What would this collaboration look like?
The simplest form of collaboration is just passing tasks on to either an AI or a human, depending on the type of each task. This lets an AI tackle tasks best suited to it and call on human aid where it cannot cope. And the work doesn’t have to be something data-intensive and dull, either. Even something as fundamentally human as communication can be shared with AI helpers.
No AI built any time soon will be a scintillating conversationalist. Modern AI-driven chatbots are undoubtedly powerful, but there are so many situations where only the deftness and empathy of a real human will do. Even simple customer support queries will often need that special human touch at some point. Despite that, AI can help.
Only humans can be empathic, read context, and know when to bend the rules. But only machines can be infinitely patient and always available. So why not split the duties accordingly? In this scenario, users will initially make contact with a chatbot that provides helpful, patient, and instantly-available solutions to the most common sort of problem or query. If the chatbot can’t handle the problem, it can seamlessly transition to a human operator.
This sort of ‘replacement’ isn’t just harmless to humans – it helps them profoundly. To run through the same script over and over again is a human playing a machine’s part, badly. A chatbot can liberate humans from this burden and help them do tasks better suited for them.
The collaboration between AI and humans can be much deeper than that, however.
A Personal Sort of Omniscience
Modern times make us all aspire to omniscience. A crucial difference between the bulk of history and this new normal is the amount of data we’re exposed to on a daily basis. From the trivial to the vital, we are bombarded with statistics, times, deadlines, and a thousand other data points, minute-to-minute. To make matters worse, we are somehow supposed to synthesize all these into some coherent daily agenda just to make it to tomorrow while discharging all our obligations.
Historically, the sort of people who lived lives like this – a tiny minority in leadership roles – had a large staff just to help manage this flood of data. Most of us aren’t so lucky. No wonder so many people struggle with a feeling of being overwhelmed and not in control. AI can help restore that control and help us all stay one step ahead.
Paying attention to and correlating vast amounts of data is what artificial intelligence does best, after all. As technologies develop, we can entrust more and more of the minutiae of daily life to our AI helpers, making more room for creativity, empathy, and all the things humans excel at.
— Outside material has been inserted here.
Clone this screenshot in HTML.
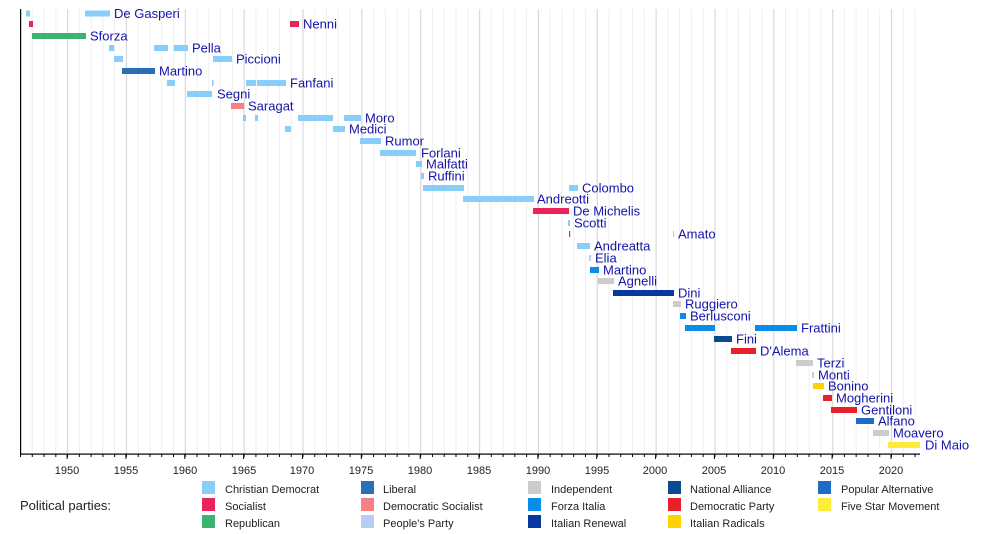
<!DOCTYPE html>
<html><head><meta charset="utf-8"><style>
body{margin:0;background:#fff}
svg{display:block;font-family:"Liberation Sans",sans-serif}
.l{fill:#1414aa;font-size:13px;dominant-baseline:central}
.t{font-size:11px;fill:#222;text-anchor:middle}
.g{font-size:11px;fill:#222}
</style></head><body>
<svg width="1000" height="534" viewBox="0 0 1000 534">
<defs>
<pattern id="mn" x="20" y="0" width="11.77" height="10" patternUnits="userSpaceOnUse"><rect x="0" y="0" width="1" height="10" fill="#eeeeee"/></pattern>
<pattern id="mj" x="-0.5" y="0" width="58.85" height="10" patternUnits="userSpaceOnUse"><rect x="67.6" y="0" width="1" height="10" fill="#d6d6d6"/><rect x="8.75" y="0" width="1" height="10" fill="#d6d6d6"/></pattern>
<pattern id="tk" x="20" y="0" width="11.77" height="10" patternUnits="userSpaceOnUse"><rect x="0" y="0" width="1" height="10" fill="#000"/></pattern>
</defs>
<rect x="20" y="9" width="900" height="445" fill="url(#mn)"/>
<rect x="20" y="9" width="900" height="445" fill="url(#mj)"/>
<rect x="20" y="454" width="901" height="3" fill="url(#tk)"/>
<g fill="#000">
<rect x="66.6" y="454" width="1" height="5"/><rect x="125.4" y="454" width="1" height="5"/><rect x="184.3" y="454" width="1" height="5"/><rect x="243.1" y="454" width="1" height="5"/><rect x="302" y="454" width="1" height="5"/><rect x="360.8" y="454" width="1" height="5"/><rect x="419.7" y="454" width="1" height="5"/><rect x="478.5" y="454" width="1" height="5"/><rect x="537.4" y="454" width="1" height="5"/><rect x="596.2" y="454" width="1" height="5"/><rect x="655.1" y="454" width="1" height="5"/><rect x="713.9" y="454" width="1" height="5"/><rect x="772.8" y="454" width="1" height="5"/><rect x="831.6" y="454" width="1" height="5"/><rect x="890.5" y="454" width="1" height="5"/>
</g>
<rect x="20" y="9" width="1.2" height="446" fill="#000"/>
<rect x="20" y="453.5" width="900" height="1.2" fill="#000"/>
<g class="t">
<text x="67" y="474">1950</text><text x="126" y="474">1955</text><text x="185" y="474">1960</text><text x="244" y="474">1965</text><text x="302" y="474">1970</text><text x="361" y="474">1975</text><text x="420" y="474">1980</text><text x="479" y="474">1985</text><text x="538" y="474">1990</text><text x="597" y="474">1995</text><text x="655" y="474">2000</text><text x="714" y="474">2005</text><text x="773" y="474">2010</text><text x="832" y="474">2015</text><text x="891" y="474">2020</text>
</g>
<g>
<rect x="26" y="10.5" width="4" height="6" fill="#87CEFA"/><rect x="85" y="10.5" width="25" height="6" fill="#87CEFA"/>
<rect x="29" y="21" width="4" height="6" fill="#E8245A"/><rect x="290" y="21" width="9" height="6" fill="#E8245A"/>
<rect x="32" y="33" width="54" height="6" fill="#3CB371"/>
<rect x="109" y="45" width="5" height="6" fill="#87CEFA"/><rect x="154" y="45" width="14" height="6" fill="#87CEFA"/><rect x="174" y="45" width="14" height="6" fill="#87CEFA"/>
<rect x="114" y="56" width="9" height="6" fill="#87CEFA"/><rect x="213" y="56" width="19" height="6" fill="#87CEFA"/>
<rect x="122" y="68" width="33" height="6" fill="#2A6EB5"/>
<rect x="167" y="80" width="8" height="6" fill="#87CEFA"/><rect x="212" y="80" width="1.5" height="6" fill="#87CEFA"/><rect x="246" y="80" width="10" height="6" fill="#87CEFA"/><rect x="257" y="80" width="29" height="6" fill="#87CEFA"/>
<rect x="187" y="91" width="25" height="6" fill="#87CEFA"/>
<rect x="231" y="103" width="13" height="6" fill="#F88080"/>
<rect x="243" y="115" width="3" height="6" fill="#87CEFA"/><rect x="255" y="115" width="3" height="6" fill="#87CEFA"/><rect x="298" y="115" width="35" height="6" fill="#87CEFA"/><rect x="344" y="115" width="17" height="6" fill="#87CEFA"/>
<rect x="285" y="126" width="6" height="6" fill="#87CEFA"/><rect x="333" y="126" width="12" height="6" fill="#87CEFA"/>
<rect x="360" y="138" width="21" height="6" fill="#87CEFA"/>
<rect x="380" y="150" width="36" height="6" fill="#87CEFA"/>
<rect x="416" y="161" width="6" height="6" fill="#87CEFA"/>
<rect x="421" y="173" width="3" height="6" fill="#87CEFA"/>
<rect x="423" y="185" width="41" height="6" fill="#87CEFA"/><rect x="569" y="185" width="9" height="6" fill="#87CEFA"/>
<rect x="463" y="196" width="71" height="6" fill="#87CEFA"/>
<rect x="533" y="208" width="36" height="6" fill="#E8245A"/>
<rect x="568" y="220" width="2" height="6" fill="#87CEFA"/>
<rect x="569" y="231" width="1.2" height="6" fill="#E8245A"/><rect x="673" y="231" width="1.2" height="6" fill="#ccc"/>
<rect x="577" y="243" width="13" height="6" fill="#87CEFA"/>
<rect x="589" y="255" width="2" height="6" fill="#B9CCF5"/>
<rect x="590" y="267" width="9" height="6" fill="#0A8CE8"/>
<rect x="598" y="278" width="16" height="6" fill="#CCCCCC"/>
<rect x="613" y="290" width="61" height="6" fill="#0638A0"/>
<rect x="673" y="301" width="8" height="6" fill="#CCCCCC"/>
<rect x="680" y="313" width="6" height="6" fill="#0A8CE8"/>
<rect x="685" y="325" width="30" height="6" fill="#0A8CE8"/><rect x="755" y="325" width="42" height="6" fill="#0A8CE8"/>
<rect x="714" y="336" width="18" height="6" fill="#0A4A93"/>
<rect x="731" y="348" width="25" height="6" fill="#E8202A"/>
<rect x="796" y="360" width="17" height="6" fill="#CCCCCC"/>
<rect x="812" y="372" width="2" height="6" fill="#CCCCCC"/>
<rect x="813" y="383" width="11" height="6" fill="#FFD300"/>
<rect x="823" y="395" width="9" height="6" fill="#E8202A"/>
<rect x="831" y="407" width="26" height="6" fill="#E8202A"/>
<rect x="856" y="418" width="18" height="6" fill="#1E6CC8"/>
<rect x="873" y="430" width="16" height="6" fill="#CCCCCC"/>
<rect x="888" y="442" width="32" height="6" fill="#FFEB3B"/>
</g>
<g class="l">
<text x="114" y="13.5">De Gasperi</text>
<text x="303" y="24">Nenni</text>
<text x="90" y="36">Sforza</text>
<text x="192" y="48">Pella</text>
<text x="236" y="59">Piccioni</text>
<text x="159" y="71">Martino</text>
<text x="290" y="83">Fanfani</text>
<text x="217" y="94">Segni</text>
<text x="248" y="106">Saragat</text>
<text x="365" y="118">Moro</text>
<text x="349" y="129">Medici</text>
<text x="385" y="141">Rumor</text>
<text x="421" y="153">Forlani</text>
<text x="426" y="164">Malfatti</text>
<text x="428" y="176">Ruffini</text>
<text x="582" y="188">Colombo</text>
<text x="537" y="199">Andreotti</text>
<text x="573" y="211">De Michelis</text>
<text x="574" y="223">Scotti</text>
<text x="678" y="234">Amato</text>
<text x="594" y="246">Andreatta</text>
<text x="595" y="258">Elia</text>
<text x="603" y="270">Martino</text>
<text x="618" y="281">Agnelli</text>
<text x="678" y="293">Dini</text>
<text x="685" y="304">Ruggiero</text>
<text x="690" y="316">Berlusconi</text>
<text x="801" y="328">Frattini</text>
<text x="736" y="339">Fini</text>
<text x="760" y="351">D'Alema</text>
<text x="817" y="363">Terzi</text>
<text x="818" y="375">Monti</text>
<text x="828" y="386">Bonino</text>
<text x="836" y="398">Mogherini</text>
<text x="861" y="410">Gentiloni</text>
<text x="878" y="421">Alfano</text>
<text x="893" y="433">Moavero</text>
<text x="925" y="445">Di Maio</text>
</g>
<text x="20" y="510" style="font-size:13px;fill:#222">Political parties:</text>
<g>
<rect x="202" y="481" width="13" height="13" fill="#87CEFA"/><rect x="202" y="498" width="13" height="13" fill="#E8245A"/><rect x="202" y="515" width="13" height="13" fill="#3CB371"/>
<rect x="361" y="481" width="13" height="13" fill="#2A6EB5"/><rect x="361" y="498" width="13" height="13" fill="#F88080"/><rect x="361" y="515" width="13" height="13" fill="#B9CCF5"/>
<rect x="528" y="481" width="13" height="13" fill="#CCCCCC"/><rect x="528" y="498" width="13" height="13" fill="#0A8CE8"/><rect x="528" y="515" width="13" height="13" fill="#0638A0"/>
<rect x="668" y="481" width="13" height="13" fill="#0A4A93"/><rect x="668" y="498" width="13" height="13" fill="#E8202A"/><rect x="668" y="515" width="13" height="13" fill="#FFD300"/>
<rect x="818" y="481" width="13" height="13" fill="#1E6CC8"/><rect x="818" y="498" width="13" height="13" fill="#FFEB3B"/>
</g>
<g class="g">
<text x="225" y="493">Christian Democrat</text><text x="225" y="510">Socialist</text><text x="225" y="527">Republican</text>
<text x="383" y="493">Liberal</text><text x="383" y="510">Democratic Socialist</text><text x="383" y="527">People's Party</text>
<text x="551" y="493">Independent</text><text x="551" y="510">Forza Italia</text><text x="551" y="527">Italian Renewal</text>
<text x="690" y="493">National Alliance</text><text x="690" y="510">Democratic Party</text><text x="690" y="527">Italian Radicals</text>
<text x="841" y="493">Popular Alternative</text><text x="841" y="510">Five Star Movement</text>
</g>
</svg>
</body></html>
Professions that rely on the ability to sift data in particular, like medicine, will benefit even more from this symbiosis. An AI won’t replace your doctor any time soon, but it will give your doctor superpowers. With systems to automate away divining lab results, studying medical images, and poring over case histories, doctors will be able to devote more of their time to the actual patients. They’ll be able to provide not only a higher standard of care but a more human kind of care.
Machines of Loving Grace
Paradoxically, a future of collaboration with AI promises a chance for us to be more human. To ease the burden of tracking an increasingly data-rich world and let us all focus on what matters most to us. In this future, AI will act not as an intrusive, destructive influence, but a subtle, constructive one instead. This potential and this promise are woven into the fundamental nature of modern AI.
This promise also has a dark side, however: whether we collaborate with AI or conflict with it, whether we use it to help our humanity flourish or oppress it, is not a matter of technology or fate, but of just us, humans. We can choose to pursue a future of collaborative, positive, ethical AI. The only question is – will we?